Supplied information:
..........

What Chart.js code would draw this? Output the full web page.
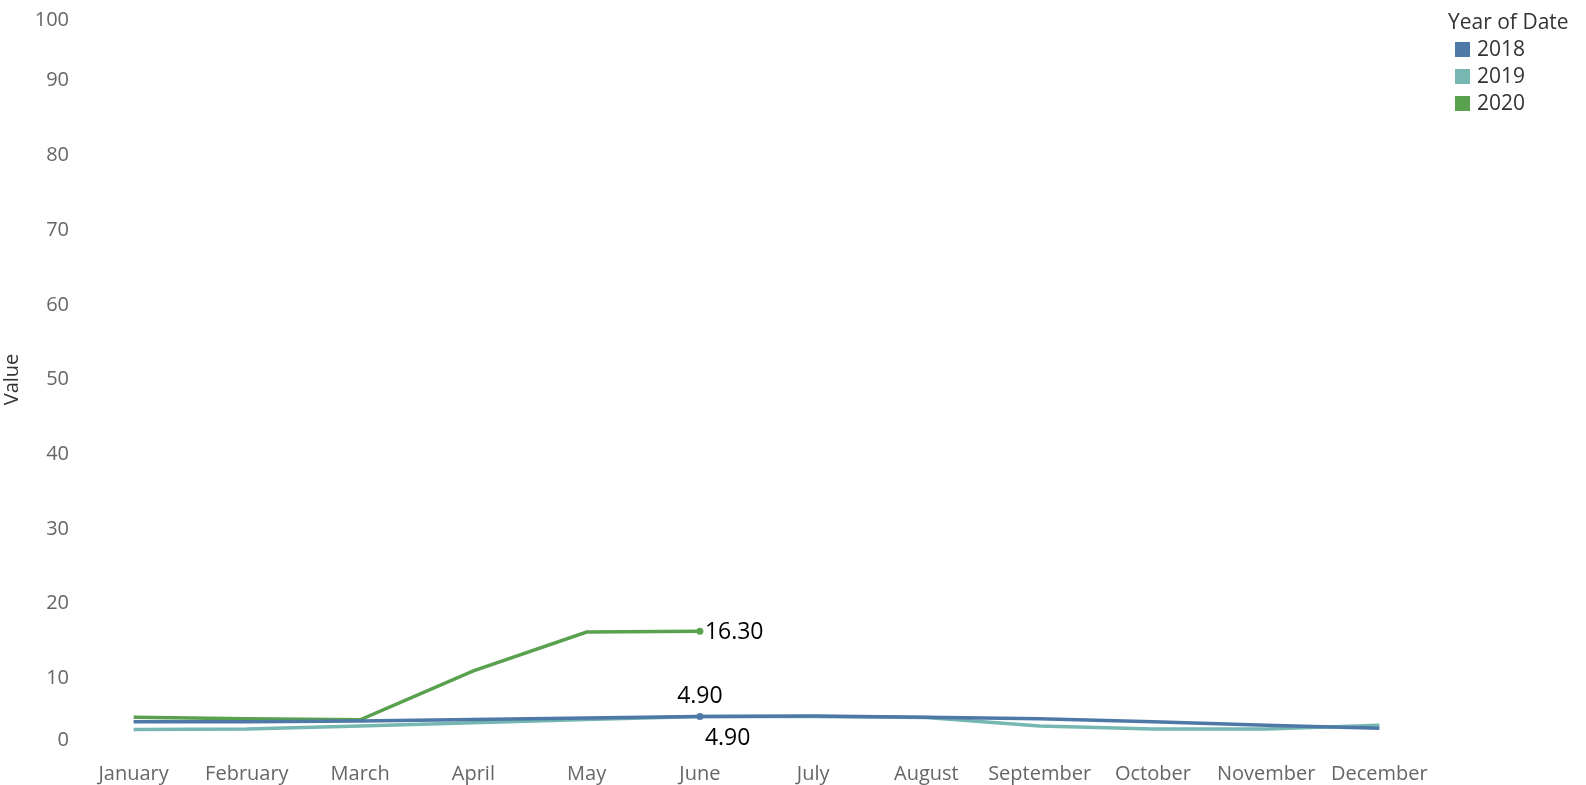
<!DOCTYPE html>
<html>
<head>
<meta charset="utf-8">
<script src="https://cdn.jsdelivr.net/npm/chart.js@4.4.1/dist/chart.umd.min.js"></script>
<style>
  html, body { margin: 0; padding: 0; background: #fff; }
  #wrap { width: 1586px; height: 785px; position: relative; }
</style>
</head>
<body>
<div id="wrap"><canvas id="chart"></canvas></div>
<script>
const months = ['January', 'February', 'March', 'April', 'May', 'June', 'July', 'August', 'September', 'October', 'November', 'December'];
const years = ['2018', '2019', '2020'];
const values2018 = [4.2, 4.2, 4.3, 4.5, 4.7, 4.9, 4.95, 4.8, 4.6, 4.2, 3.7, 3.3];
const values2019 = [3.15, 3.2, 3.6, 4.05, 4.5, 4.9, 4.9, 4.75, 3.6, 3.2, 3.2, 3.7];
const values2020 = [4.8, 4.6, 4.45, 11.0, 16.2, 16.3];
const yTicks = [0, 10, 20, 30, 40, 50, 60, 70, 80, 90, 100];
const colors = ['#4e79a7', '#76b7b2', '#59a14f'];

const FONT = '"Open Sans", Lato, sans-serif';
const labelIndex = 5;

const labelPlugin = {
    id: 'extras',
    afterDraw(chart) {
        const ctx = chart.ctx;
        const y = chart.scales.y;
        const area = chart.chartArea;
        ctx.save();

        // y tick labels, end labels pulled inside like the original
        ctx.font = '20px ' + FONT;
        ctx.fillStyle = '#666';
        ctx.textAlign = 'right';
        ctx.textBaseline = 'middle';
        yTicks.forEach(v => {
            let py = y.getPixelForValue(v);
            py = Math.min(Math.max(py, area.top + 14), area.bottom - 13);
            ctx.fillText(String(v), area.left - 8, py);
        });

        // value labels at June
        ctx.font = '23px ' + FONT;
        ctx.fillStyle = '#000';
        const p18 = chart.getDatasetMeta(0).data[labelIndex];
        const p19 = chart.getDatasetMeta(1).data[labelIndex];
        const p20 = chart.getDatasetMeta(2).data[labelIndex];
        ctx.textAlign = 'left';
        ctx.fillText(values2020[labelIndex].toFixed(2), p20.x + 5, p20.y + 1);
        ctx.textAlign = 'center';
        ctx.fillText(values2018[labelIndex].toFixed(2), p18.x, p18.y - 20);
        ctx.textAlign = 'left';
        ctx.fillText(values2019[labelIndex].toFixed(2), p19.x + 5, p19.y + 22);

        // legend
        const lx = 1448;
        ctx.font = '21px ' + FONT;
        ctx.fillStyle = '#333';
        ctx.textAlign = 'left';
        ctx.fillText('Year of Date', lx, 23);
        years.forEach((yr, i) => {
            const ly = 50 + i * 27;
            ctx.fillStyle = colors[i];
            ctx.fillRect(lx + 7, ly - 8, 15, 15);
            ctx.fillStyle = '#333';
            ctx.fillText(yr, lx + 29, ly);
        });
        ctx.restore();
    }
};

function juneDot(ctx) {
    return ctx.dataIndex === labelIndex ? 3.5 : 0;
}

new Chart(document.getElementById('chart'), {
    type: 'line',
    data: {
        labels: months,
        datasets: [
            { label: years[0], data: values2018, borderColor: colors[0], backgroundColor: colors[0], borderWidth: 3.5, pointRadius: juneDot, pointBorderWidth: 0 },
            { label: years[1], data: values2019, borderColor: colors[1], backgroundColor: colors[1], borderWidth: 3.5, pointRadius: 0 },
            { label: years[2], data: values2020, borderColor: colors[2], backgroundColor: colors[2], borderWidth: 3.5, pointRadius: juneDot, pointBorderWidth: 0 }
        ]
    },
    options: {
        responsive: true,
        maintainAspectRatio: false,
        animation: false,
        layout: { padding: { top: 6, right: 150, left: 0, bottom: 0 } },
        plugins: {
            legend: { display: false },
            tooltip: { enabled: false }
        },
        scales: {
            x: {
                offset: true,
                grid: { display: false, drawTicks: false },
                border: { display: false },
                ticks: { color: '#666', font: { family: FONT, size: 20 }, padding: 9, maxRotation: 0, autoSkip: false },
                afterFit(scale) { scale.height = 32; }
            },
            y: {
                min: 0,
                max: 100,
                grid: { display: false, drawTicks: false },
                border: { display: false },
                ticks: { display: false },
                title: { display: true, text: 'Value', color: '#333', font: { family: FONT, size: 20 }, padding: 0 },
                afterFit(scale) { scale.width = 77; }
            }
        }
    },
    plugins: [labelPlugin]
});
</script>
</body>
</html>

..........

Task details: Reproduce the data above in full, exactly as it is, with the pictures left out.

Result of the exercise:
What Chart.js code would draw this? Output the full web page.
<!DOCTYPE html>
<html>
<head>
<meta charset="utf-8">
<script src="https://cdn.jsdelivr.net/npm/chart.js@4.4.1/dist/chart.umd.min.js"></script>
<style>
  html, body { margin: 0; padding: 0; background: #fff; }
  #wrap { width: 1586px; height: 785px; position: relative; }
</style>
</head>
<body>
<div id="wrap"><canvas id="chart"></canvas></div>
<script>
const months = ['January', 'February', 'March', 'April', 'May', 'June', 'July', 'August', 'September', 'October', 'November', 'December'];
const years = ['2018', '2019', '2020'];
const values2018 = [4.2, 4.2, 4.3, 4.5, 4.7, 4.9, 4.95, 4.8, 4.6, 4.2, 3.7, 3.3];
const values2019 = [3.15, 3.2, 3.6, 4.05, 4.5, 4.9, 4.9, 4.75, 3.6, 3.2, 3.2, 3.7];
const values2020 = [4.8, 4.6, 4.45, 11.0, 16.2, 16.3];
const yTicks = [0, 10, 20, 30, 40, 50, 60, 70, 80, 90, 100];
const colors = ['#4e79a7', '#76b7b2', '#59a14f'];

const FONT = '"Open Sans", Lato, sans-serif';
const labelIndex = 5;

const labelPlugin = {
    id: 'extras',
    afterDraw(chart) {
        const ctx = chart.ctx;
        const y = chart.scales.y;
        const area = chart.chartArea;
        ctx.save();

        // y tick labels, end labels pulled inside like the original
        ctx.font = '20px ' + FONT;
        ctx.fillStyle = '#666';
        ctx.textAlign = 'right';
        ctx.textBaseline = 'middle';
        yTicks.forEach(v => {
            let py = y.getPixelForValue(v);
            py = Math.min(Math.max(py, area.top + 14), area.bottom - 13);
            ctx.fillText(String(v), area.left - 8, py);
        });

        // value labels at June
        ctx.font = '23px ' + FONT;
        ctx.fillStyle = '#000';
        const p18 = chart.getDatasetMeta(0).data[labelIndex];
        const p19 = chart.getDatasetMeta(1).data[labelIndex];
        const p20 = chart.getDatasetMeta(2).data[labelIndex];
        ctx.textAlign = 'left';
        ctx.fillText(values2020[labelIndex].toFixed(2), p20.x + 5, p20.y + 1);
        ctx.textAlign = 'center';
        ctx.fillText(values2018[labelIndex].toFixed(2), p18.x, p18.y - 20);
        ctx.textAlign = 'left';
        ctx.fillText(values2019[labelIndex].toFixed(2), p19.x + 5, p19.y + 22);

        // legend
        const lx = 1448;
        ctx.font = '21px ' + FONT;
        ctx.fillStyle = '#333';
        ctx.textAlign = 'left';
        ctx.fillText('Year of Date', lx, 23);
        years.forEach((yr, i) => {
            const ly = 50 + i * 27;
            ctx.fillStyle = colors[i];
            ctx.fillRect(lx + 7, ly - 8, 15, 15);
            ctx.fillStyle = '#333';
            ctx.fillText(yr, lx + 29, ly);
        });
        ctx.restore();
    }
};

function juneDot(ctx) {
    return ctx.dataIndex === labelIndex ? 3.5 : 0;
}

new Chart(document.getElementById('chart'), {
    type: 'line',
    data: {
        labels: months,
        datasets: [
            { label: years[0], data: values2018, borderColor: colors[0], backgroundColor: colors[0], borderWidth: 3.5, pointRadius: juneDot, pointBorderWidth: 0 },
            { label: years[1], data: values2019, borderColor: colors[1], backgroundColor: colors[1], borderWidth: 3.5, pointRadius: 0 },
            { label: years[2], data: values2020, borderColor: colors[2], backgroundColor: colors[2], borderWidth: 3.5, pointRadius: juneDot, pointBorderWidth: 0 }
        ]
    },
    options: {
        responsive: true,
        maintainAspectRatio: false,
        animation: false,
        layout: { padding: { top: 6, right: 150, left: 0, bottom: 0 } },
        plugins: {
            legend: { display: false },
            tooltip: { enabled: false }
        },
        scales: {
            x: {
                offset: true,
                grid: { display: false, drawTicks: false },
                border: { display: false },
                ticks: { color: '#666', font: { family: FONT, size: 20 }, padding: 9, maxRotation: 0, autoSkip: false },
                afterFit(scale) { scale.height = 32; }
            },
            y: {
                min: 0,
                max: 100,
                grid: { display: false, drawTicks: false },
                border: { display: false },
                ticks: { display: false },
                title: { display: true, text: 'Value', color: '#333', font: { family: FONT, size: 20 }, padding: 0 },
                afterFit(scale) { scale.width = 77; }
            }
        }
    },
    plugins: [labelPlugin]
});
</script>
</body>
</html>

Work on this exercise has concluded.